GIVEN INFORMATION —
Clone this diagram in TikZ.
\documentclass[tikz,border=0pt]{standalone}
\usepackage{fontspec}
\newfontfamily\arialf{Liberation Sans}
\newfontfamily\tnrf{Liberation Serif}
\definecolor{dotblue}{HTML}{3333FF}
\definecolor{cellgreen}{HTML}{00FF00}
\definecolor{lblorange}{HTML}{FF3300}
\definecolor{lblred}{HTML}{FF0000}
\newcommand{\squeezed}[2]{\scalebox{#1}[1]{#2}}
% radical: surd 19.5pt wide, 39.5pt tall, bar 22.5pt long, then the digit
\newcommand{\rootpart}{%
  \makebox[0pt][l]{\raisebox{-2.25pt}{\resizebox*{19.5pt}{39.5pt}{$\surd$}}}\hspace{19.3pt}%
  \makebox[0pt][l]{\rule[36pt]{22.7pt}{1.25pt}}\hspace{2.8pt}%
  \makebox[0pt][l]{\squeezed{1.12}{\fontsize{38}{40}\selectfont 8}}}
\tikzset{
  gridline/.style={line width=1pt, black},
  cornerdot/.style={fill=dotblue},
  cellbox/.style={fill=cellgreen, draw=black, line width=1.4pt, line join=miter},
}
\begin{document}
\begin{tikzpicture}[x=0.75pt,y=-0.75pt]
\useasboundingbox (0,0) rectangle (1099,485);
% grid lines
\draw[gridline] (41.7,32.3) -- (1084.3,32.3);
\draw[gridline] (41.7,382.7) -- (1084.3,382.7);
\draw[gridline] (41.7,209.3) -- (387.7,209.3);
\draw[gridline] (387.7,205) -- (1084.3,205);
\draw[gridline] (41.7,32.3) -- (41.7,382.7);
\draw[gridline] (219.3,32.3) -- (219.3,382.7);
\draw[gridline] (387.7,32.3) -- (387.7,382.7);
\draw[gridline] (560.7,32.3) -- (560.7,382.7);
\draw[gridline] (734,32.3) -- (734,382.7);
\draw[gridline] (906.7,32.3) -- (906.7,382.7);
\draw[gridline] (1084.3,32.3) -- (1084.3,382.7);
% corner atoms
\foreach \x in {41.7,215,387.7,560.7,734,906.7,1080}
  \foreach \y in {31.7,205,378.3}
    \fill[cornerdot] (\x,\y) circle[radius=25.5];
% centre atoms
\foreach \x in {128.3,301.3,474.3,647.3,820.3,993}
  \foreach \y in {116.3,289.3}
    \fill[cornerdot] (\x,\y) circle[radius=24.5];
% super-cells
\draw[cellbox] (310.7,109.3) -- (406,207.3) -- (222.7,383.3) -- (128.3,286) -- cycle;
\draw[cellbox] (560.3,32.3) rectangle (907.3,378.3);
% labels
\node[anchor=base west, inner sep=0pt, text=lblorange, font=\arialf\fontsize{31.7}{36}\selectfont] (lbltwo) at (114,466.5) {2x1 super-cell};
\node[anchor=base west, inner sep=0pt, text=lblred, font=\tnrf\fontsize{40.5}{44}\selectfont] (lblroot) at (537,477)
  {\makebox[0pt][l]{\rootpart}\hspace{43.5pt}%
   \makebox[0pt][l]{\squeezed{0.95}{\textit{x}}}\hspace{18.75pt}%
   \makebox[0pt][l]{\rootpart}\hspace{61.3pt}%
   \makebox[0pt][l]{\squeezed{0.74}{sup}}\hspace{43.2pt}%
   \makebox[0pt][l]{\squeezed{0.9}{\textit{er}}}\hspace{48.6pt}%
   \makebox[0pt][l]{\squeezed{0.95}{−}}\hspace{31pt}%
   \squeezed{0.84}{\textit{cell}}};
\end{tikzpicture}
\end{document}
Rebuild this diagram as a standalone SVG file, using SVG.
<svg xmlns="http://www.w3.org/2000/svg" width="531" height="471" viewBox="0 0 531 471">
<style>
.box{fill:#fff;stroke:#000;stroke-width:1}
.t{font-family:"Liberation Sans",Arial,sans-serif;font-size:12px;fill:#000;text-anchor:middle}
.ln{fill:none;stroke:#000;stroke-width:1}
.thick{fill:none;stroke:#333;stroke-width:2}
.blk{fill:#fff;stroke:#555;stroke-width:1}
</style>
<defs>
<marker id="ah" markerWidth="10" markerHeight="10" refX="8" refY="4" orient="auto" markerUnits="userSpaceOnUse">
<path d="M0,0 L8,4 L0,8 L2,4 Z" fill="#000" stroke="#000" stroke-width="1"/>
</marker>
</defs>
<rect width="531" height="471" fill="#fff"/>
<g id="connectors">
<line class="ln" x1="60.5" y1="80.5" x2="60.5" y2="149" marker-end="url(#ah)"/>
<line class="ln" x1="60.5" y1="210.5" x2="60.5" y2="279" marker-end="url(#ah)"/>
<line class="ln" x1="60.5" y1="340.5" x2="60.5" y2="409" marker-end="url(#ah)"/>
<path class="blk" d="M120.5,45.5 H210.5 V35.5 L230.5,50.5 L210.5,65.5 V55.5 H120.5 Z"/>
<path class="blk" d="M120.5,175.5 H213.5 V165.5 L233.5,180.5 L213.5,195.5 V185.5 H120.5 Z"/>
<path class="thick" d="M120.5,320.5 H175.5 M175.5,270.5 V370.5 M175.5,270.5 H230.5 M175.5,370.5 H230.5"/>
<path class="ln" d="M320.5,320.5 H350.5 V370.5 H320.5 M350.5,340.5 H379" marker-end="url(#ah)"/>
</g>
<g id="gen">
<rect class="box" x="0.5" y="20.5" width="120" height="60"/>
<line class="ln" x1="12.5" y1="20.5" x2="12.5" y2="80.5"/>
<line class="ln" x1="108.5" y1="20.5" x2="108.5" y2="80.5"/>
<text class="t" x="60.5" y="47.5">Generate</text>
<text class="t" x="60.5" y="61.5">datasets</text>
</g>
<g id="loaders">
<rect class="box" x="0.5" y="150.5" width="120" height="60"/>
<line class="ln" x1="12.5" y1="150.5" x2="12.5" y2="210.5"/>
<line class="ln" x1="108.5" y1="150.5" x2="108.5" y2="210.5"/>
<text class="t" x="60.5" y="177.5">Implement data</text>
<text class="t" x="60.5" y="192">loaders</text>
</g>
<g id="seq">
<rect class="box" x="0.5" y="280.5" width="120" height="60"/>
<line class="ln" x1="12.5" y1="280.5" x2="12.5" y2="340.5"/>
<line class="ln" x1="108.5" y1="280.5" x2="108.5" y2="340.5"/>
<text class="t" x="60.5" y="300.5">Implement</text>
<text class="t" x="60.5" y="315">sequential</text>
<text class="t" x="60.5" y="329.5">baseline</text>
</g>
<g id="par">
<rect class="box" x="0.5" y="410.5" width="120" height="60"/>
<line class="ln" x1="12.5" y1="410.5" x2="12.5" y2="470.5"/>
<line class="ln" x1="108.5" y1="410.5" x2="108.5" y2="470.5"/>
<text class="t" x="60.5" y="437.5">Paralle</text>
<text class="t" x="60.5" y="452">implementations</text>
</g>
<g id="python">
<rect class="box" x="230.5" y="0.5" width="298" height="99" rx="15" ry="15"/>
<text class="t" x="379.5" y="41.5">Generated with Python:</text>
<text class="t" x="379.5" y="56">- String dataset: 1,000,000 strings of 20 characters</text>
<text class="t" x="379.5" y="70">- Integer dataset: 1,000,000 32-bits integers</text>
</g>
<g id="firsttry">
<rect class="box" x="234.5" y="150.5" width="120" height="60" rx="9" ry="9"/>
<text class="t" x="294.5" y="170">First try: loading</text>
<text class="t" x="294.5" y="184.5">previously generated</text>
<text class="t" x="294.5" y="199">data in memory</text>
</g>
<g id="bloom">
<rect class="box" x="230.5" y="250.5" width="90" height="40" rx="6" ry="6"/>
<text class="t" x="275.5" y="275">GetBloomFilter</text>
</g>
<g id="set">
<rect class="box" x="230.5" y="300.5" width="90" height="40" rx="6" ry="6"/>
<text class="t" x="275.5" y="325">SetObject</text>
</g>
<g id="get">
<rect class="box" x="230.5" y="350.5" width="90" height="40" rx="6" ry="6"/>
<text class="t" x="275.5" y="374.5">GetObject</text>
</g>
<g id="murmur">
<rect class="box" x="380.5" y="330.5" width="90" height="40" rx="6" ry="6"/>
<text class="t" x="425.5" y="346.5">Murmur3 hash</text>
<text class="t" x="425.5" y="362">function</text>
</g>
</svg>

WHAT TO DO — Scan the lines for the string "this". Copy out each line that matches.

THE RESPONSE —
Clone this diagram in TikZ.
Rebuild this diagram as a standalone SVG file, using SVG.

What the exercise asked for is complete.